Start STORED DATA

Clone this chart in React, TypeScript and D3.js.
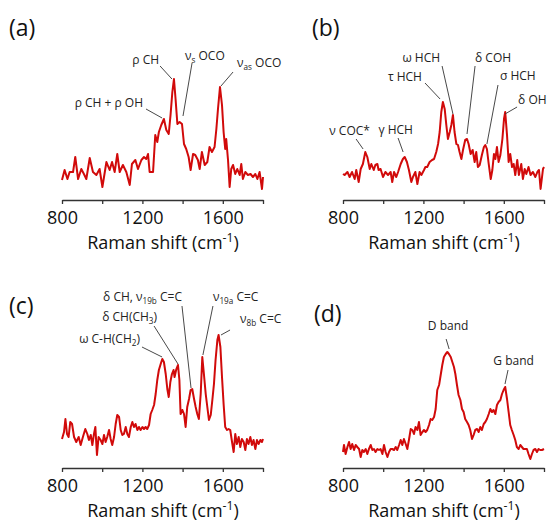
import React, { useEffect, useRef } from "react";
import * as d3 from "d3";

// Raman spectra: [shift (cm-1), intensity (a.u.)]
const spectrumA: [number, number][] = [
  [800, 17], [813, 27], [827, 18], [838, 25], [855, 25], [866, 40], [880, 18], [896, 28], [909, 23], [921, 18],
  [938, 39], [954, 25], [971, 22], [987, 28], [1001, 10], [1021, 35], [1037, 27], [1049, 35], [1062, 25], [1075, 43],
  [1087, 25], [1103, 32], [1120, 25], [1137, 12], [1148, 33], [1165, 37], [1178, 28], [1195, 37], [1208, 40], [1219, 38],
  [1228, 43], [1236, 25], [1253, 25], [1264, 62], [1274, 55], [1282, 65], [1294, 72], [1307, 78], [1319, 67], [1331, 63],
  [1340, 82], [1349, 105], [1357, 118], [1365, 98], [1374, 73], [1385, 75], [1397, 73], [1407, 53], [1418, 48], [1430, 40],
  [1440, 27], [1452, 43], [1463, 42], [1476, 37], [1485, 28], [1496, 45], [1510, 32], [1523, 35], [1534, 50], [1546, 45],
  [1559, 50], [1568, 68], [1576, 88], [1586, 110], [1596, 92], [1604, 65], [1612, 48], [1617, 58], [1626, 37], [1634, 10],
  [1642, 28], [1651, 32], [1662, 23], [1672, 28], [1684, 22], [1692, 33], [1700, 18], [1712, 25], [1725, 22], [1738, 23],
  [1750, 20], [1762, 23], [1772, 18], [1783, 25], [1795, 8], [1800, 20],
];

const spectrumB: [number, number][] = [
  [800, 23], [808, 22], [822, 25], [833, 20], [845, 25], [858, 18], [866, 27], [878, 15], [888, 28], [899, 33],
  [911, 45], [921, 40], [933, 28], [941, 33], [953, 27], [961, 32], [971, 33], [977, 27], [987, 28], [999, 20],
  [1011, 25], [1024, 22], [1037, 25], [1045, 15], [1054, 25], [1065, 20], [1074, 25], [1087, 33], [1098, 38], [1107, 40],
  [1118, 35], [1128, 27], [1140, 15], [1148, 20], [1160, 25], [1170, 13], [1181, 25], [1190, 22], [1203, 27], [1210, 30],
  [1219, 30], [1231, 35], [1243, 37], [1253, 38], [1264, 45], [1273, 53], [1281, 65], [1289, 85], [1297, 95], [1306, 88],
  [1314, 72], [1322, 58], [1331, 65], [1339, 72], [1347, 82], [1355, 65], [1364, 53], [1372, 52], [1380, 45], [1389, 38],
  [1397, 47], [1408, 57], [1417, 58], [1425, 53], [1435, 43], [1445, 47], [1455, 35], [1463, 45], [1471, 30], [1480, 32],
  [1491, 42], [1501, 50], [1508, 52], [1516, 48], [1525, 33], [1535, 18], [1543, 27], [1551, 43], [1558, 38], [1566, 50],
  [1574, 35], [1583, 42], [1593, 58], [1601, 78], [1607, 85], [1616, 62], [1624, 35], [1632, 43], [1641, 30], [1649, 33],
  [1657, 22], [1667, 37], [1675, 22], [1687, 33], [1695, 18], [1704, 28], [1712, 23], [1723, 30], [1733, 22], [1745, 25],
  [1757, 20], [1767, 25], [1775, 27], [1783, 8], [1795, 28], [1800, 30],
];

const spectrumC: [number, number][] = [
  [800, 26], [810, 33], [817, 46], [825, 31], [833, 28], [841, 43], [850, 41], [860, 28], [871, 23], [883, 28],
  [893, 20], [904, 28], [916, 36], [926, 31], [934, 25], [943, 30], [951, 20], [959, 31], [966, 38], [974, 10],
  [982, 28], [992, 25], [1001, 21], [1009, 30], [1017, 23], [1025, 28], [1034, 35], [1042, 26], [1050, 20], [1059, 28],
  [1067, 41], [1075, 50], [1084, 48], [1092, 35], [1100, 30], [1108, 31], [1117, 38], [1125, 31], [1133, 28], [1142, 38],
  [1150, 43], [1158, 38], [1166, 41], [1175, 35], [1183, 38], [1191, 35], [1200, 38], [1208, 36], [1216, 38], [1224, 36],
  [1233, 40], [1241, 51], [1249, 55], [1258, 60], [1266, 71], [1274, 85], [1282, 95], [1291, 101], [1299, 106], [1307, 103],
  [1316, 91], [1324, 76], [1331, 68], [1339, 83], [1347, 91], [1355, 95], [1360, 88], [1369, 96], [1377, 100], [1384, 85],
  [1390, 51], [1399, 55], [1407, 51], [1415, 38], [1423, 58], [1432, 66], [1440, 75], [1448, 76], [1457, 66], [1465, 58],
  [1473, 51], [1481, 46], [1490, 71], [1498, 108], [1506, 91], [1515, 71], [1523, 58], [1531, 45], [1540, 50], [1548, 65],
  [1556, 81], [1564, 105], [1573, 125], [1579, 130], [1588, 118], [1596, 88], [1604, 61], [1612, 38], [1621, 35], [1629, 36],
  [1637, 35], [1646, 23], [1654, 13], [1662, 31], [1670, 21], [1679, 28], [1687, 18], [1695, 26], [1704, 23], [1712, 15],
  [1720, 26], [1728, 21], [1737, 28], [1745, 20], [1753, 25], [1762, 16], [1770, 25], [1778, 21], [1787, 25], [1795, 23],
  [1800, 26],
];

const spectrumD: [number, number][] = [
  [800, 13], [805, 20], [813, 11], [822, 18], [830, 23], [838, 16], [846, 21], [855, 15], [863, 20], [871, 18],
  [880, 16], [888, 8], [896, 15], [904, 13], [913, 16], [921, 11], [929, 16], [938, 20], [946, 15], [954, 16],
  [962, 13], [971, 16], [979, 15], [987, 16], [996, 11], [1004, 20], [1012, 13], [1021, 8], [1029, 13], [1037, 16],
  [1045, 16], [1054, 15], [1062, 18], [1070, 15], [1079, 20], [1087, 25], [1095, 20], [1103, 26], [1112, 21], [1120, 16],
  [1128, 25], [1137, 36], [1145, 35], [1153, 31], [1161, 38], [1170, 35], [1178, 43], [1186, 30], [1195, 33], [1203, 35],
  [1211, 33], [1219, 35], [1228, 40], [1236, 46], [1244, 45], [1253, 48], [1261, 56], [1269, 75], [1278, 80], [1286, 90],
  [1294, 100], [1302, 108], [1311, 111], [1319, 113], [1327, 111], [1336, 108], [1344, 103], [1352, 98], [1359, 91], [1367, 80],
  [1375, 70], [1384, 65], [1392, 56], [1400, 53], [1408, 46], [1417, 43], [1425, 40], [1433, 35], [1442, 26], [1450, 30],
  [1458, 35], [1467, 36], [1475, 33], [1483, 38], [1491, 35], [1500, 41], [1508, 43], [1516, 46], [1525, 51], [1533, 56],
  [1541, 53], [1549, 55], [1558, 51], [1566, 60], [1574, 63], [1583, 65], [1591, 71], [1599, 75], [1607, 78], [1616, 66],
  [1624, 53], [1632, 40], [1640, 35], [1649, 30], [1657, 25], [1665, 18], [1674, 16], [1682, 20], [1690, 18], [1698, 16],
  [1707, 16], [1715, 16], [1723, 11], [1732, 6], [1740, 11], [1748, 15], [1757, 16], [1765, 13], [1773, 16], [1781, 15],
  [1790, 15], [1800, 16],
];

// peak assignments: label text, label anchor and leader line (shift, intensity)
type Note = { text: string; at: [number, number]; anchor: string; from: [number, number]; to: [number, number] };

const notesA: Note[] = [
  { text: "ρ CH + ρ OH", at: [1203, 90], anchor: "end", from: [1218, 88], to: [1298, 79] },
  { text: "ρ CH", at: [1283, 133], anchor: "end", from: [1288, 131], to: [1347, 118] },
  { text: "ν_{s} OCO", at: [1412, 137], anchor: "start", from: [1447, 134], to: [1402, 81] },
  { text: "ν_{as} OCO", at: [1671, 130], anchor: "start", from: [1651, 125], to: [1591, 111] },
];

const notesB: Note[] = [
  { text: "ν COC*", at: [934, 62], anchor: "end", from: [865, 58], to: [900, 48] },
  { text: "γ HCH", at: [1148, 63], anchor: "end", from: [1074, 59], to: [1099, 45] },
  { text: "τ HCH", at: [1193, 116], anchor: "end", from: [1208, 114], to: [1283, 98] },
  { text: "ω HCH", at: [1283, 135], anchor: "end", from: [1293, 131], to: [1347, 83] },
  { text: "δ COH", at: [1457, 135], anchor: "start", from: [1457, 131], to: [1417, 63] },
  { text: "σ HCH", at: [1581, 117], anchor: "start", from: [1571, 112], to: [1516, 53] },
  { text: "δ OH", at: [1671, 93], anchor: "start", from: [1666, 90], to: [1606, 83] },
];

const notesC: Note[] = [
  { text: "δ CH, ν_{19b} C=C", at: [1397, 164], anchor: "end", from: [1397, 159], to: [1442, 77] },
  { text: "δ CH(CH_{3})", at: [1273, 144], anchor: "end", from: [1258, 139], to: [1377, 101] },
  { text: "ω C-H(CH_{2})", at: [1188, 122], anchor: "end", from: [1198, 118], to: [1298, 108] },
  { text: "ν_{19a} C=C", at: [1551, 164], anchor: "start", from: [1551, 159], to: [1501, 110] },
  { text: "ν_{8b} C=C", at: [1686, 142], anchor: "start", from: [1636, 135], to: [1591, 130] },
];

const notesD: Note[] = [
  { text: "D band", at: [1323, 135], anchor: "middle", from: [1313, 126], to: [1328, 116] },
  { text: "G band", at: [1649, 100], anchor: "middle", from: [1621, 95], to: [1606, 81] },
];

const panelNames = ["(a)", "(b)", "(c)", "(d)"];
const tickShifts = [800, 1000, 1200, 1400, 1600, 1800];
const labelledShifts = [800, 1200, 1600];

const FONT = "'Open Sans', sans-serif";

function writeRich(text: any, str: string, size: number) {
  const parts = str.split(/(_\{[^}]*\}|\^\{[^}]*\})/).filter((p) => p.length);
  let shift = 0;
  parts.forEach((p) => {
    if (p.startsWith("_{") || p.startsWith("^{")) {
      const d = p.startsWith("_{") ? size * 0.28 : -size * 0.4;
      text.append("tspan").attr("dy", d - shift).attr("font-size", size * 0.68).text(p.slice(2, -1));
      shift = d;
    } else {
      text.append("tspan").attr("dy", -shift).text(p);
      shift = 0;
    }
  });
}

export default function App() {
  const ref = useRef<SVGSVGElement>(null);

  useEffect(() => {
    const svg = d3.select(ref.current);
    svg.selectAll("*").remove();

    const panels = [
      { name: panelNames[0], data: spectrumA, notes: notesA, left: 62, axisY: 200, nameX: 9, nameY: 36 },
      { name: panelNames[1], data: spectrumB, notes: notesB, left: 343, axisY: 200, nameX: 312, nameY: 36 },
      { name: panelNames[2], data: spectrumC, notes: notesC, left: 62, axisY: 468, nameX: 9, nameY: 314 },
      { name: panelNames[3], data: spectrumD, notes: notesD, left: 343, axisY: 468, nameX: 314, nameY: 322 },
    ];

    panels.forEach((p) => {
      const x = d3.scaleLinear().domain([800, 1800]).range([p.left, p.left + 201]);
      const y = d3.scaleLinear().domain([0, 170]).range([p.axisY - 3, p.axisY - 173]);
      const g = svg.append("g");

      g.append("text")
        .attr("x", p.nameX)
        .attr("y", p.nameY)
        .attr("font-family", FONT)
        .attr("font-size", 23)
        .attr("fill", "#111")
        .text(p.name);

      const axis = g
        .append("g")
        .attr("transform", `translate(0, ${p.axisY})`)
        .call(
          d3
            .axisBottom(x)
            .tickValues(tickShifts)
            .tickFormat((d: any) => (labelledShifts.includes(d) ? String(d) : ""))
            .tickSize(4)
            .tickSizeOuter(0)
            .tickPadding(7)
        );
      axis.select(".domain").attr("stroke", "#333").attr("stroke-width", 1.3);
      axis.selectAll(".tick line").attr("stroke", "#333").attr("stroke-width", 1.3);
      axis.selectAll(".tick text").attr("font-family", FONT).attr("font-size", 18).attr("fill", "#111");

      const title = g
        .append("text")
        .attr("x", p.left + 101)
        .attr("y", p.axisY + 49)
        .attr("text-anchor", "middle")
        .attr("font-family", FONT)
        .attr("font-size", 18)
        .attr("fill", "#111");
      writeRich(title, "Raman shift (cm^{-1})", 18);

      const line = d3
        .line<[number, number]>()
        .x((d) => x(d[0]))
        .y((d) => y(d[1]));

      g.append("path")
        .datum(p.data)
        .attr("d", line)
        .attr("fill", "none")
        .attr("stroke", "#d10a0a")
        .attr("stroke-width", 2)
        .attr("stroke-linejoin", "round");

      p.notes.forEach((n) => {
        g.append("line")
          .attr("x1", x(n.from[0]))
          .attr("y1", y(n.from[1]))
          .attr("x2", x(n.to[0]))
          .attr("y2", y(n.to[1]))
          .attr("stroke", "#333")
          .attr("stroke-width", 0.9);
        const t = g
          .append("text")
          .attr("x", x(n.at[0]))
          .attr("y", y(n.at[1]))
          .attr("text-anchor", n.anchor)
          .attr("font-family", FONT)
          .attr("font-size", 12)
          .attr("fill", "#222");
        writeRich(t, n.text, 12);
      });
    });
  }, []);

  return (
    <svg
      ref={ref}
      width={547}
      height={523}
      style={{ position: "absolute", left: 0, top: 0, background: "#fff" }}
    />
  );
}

End STORED DATA

WHAT THE TASK ASKS => Without the pictures, return the listing above from its first line through the line that has "import * as".

COMPLETE OUTPUT =>
Clone this chart in React, TypeScript and D3.js.
import React, { useEffect, useRef } from "react";
import * as d3 from "d3";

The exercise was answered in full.